It is widely recognised that enforcement measures
to get dangerous drivers off our roads need to be backed up by
appropriate charges and penalties for driving offences, to ensure
that drivers fully understand the potential risk they pose to
road users by driving dangerously.
Charges for traffic offences
Brake recommends that the offence of "careless
driving" be scrapped, as the term "careless" undermines
the seriousness of the offence: careless driving is dangerous.
Brake considers the charge of "careless driving" to
be grossly inappropriate for drivers who break the law by taking
risks on the road. The word "careless" should not be
applied when an action puts lives at risk, as happens when any
driver takes risks behind the wheel.
At present, there is only one word's difference
between the legal definitions of "careless driving"
and "dangerous driving". "Careless driving"
is defined as "driving that falls below the standard expected
of a careful and competent driver" and "dangerous driving"
is defined as "driving that falls far below the standard
expected of a careful and competent driver." This means that
to convict a driver of "dangerous driving" or "death
by dangerous driving", the magistrates or jury must be convinced
that the standard of driving was "far below", rather
than merely "below" the required standard. This can
be perceived as a difficulty: Crown Prosecutors are often reluctant
to bring a charge of "dangerous driving" or "death
by dangerous driving", rather than "careless driving",
unless there are several "aggravating factors".
In January 2002, the then Department for Transport,
Local Government and the Regions published a research report by
TRL, Dangerous driving and the law. The report confirmed
that the 1991 Road Traffic Act, which was designed to reduce the
difficulties with the charges of "careless driving"
(where a death had resulted), "dangerous driving", and
"death by dangerous driving", had not been entirely
In the cases it analysed in the report, TRL
noted that prosecutors often preferred a charge of "careless
driving" to "death by dangerous driving". It also
noted that maximum penalties are rarely used in "dangerous
driving" cases, stating that "cases which appear to
be very serious often receive less than half of the maximum sentence."
Brake considers that scrapping the offence of
"careless driving" would not only lead to fewer difficulties
for Crown Prosecutors in bringing cases to a satisfactory conclusion,
but would also help to change the false public perception that
many crashes are "accidents" that cannot be avoided.
Another major failing of the current criminal
justice system is the lack of a charge of "causing serious
injury by dangerous driving". The TRL report recommended
that this oversight in the law be rectified by introducing legislation
to create a charge of "causing serious injury by dangerous
driving". Brake agrees and considers that this charge should
carry the same maximum penalty as that of "causing death
by dangerous driving".
Brake is raising both these points with the
Home Office this month as part of the HO review of charges which
is currently being undertaken, partly as a result of Brake's campaigning.

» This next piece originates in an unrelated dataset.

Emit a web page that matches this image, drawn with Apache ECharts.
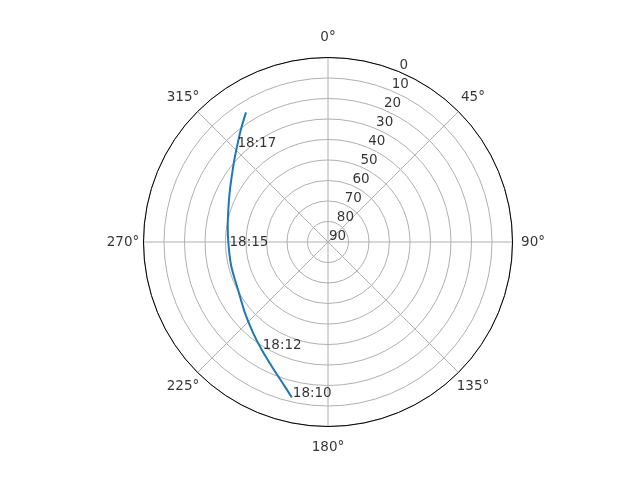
<!DOCTYPE html>
<html>
<head>
<meta charset="utf-8">
<script src="https://cdn.jsdelivr.net/npm/echarts@6/dist/echarts.min.js"></script>
<style>html,body{margin:0;padding:0;background:#fff}#c{width:640px;height:480px}</style>
</head>
<body>
<div id="c"></div>
<script>
// Satellite pass: elevation (deg) and azimuth (deg), in time order
var elevation = [12.2, 18.3, 23.4, 28.3, 32.5, 36.7, 40.3, 41.3, 41.5, 41.4, 40.5, 38.9, 36.4, 33.2, 29.2, 24.7, 19.7, 15.2];
var azimuth   = [193.1, 198.4, 204.3, 211.6, 219.4, 229.4, 241.9, 253.6, 259.7, 269.4, 278.8, 287.9, 296.4, 304.2, 311.3, 317.6, 323.2, 327.7];

// Time annotations
var timeLabels = ['18:10', '18:12', '18:15', '18:17'];
var timeElev   = [12.1, 28.5, 41.4, 25.9];
var timeAz     = [193.1, 211.7, 267.2, 315.8];

// Radial tick labels (elevation)
var radialTicks = [0, 10, 20, 30, 40, 50, 60, 70, 80, 90];
var radialLabelAngle = 22.5;

// Angle tick labels (azimuth)
var angleTicks = [0, 45, 90, 135, 180, 225, 270, 315];
var angleLabelRadius = -10;

var FONT = 'DejaVu Sans';
var FS = 13.5;

var lineData = elevation.map(function (e, i) { return [e, azimuth[i]]; });
var timeData = timeLabels.map(function (t, i) { return { value: [timeElev[i], timeAz[i]], name: t }; });
var radialData = radialTicks.map(function (r) { return { value: [r, radialLabelAngle], name: String(r) }; });
var angleData = angleTicks.map(function (a) { return { value: [angleLabelRadius, a], name: a + '°' }; });

var chart = echarts.init(document.getElementById('c'), null, { renderer: 'canvas' });
chart.setOption({
  animation: false,
  backgroundColor: '#ffffff',
  polar: { center: [328, 242], radius: 184.5 },
  angleAxis: {
    type: 'value', min: 0, max: 360, interval: 45,
    startAngle: 90, clockwise: true,
    axisLine: { show: true, lineStyle: { color: '#000', width: 1 } },
    axisTick: { show: false },
    axisLabel: { show: false },
    splitLine: { show: true, lineStyle: { color: '#b0b0b0', width: 1 } }
  },
  radiusAxis: {
    type: 'value', min: 0, max: 90, interval: 10, inverse: true,
    axisLine: { show: false },
    axisTick: { show: false },
    axisLabel: { show: false },
    splitLine: { show: true, lineStyle: { color: '#b0b0b0', width: 1 } }
  },
  series: [
    {
      type: 'line', coordinateSystem: 'polar', data: lineData,
      showSymbol: false, symbol: 'none', smooth: 0.3,
      lineStyle: { color: '#1f77b4', width: 2 }, z: 5
    },
    {
      type: 'scatter', coordinateSystem: 'polar', data: timeData,
      symbolSize: 0, clip: false, z: 6,
      label: { show: true, position: 'right', distance: 1, offset: [0, -4],
        formatter: '{b}', color: '#000', fontFamily: FONT, fontSize: FS }
    },
    {
      type: 'scatter', coordinateSystem: 'polar', data: radialData,
      symbolSize: 0, clip: false, z: 6,
      label: { show: true, position: 'right', distance: 1, offset: [0, -6],
        formatter: '{b}', color: '#000', fontFamily: FONT, fontSize: FS }
    },
    {
      type: 'scatter', coordinateSystem: 'polar', data: angleData,
      symbolSize: 0, clip: false, z: 6,
      label: { show: true, position: 'inside',
        formatter: '{b}', color: '#000', fontFamily: FONT, fontSize: FS }
    }
  ]
});
</script>
</body>
</html>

Penalties for traffic offences
Brake welcomes the Government's promise to increase
the maximum penalty for dangerous driving to five years jail and
death by dangerous driving to 14 years jail. It should act on
these promises as soon as possible. The Government should also
introduce the same maximum penalties for "permitting"
these offences. Brake urges the Government to act quickly on its
intention to raise penalties for these offences to signal its
commitment to taking bad driving seriously.
However, Brake is concerned that fines for driving
offences where a death or serious injury has not occurred are
often not high enough to deter drivers from committing offences.
It therefore welcomes proposals to link fines to ability to pay,
particularly when this has the effect of increasing the fine.
The Home Secretary should link fixed penalty fines to the driver's
ability to pay, with anyone earning the national average wage
being fined at least £1,000.
Brake is also concerned that fines against companies
should be severe. Previous research by Brake has indicated that
sometimes the fine for failing to replace a bald tyre can be less
than the cost of the tyre itself. Also, company directors, individually
named, and companies, should be successfully charged with manslaughter
when their systems have directly led to a deathfor example,
telling a driver to ignore tachograph regulations leading to a
death when the driver falls asleep, or failing to ensure vehicles
use banksmen to reverse, resulting in a death of a pedestrian.
These charges should result in prison sentences, as well as large
fines against the companies. There is currently a failure to make
corporate liability charges stick in the courts.
Other penalties that should be introduced, which
Brake considers would act as a deterrent to committing driving
a requirement for all drivers disqualified
for six months or more to be required to retake the driving test
to re-take their licence;
a requirement for all drivers receiving
a second driving disqualification to receive an automatic ban
from driving for life;
a requirement for all drivers retaking
the driving test following a ban to be required to attend a compulsory
driver improvement course;
penalties running consecutively rather
than concurrently. In particular, driving bans should only start
once a driver is released from custody;
a requirement for all drivers taking
compulsory driver improvement courses to undergo an assessment
of their attitude towards driving to determine whether they have
completed the course successfully.
Brake welcomes the use of "non-traditional"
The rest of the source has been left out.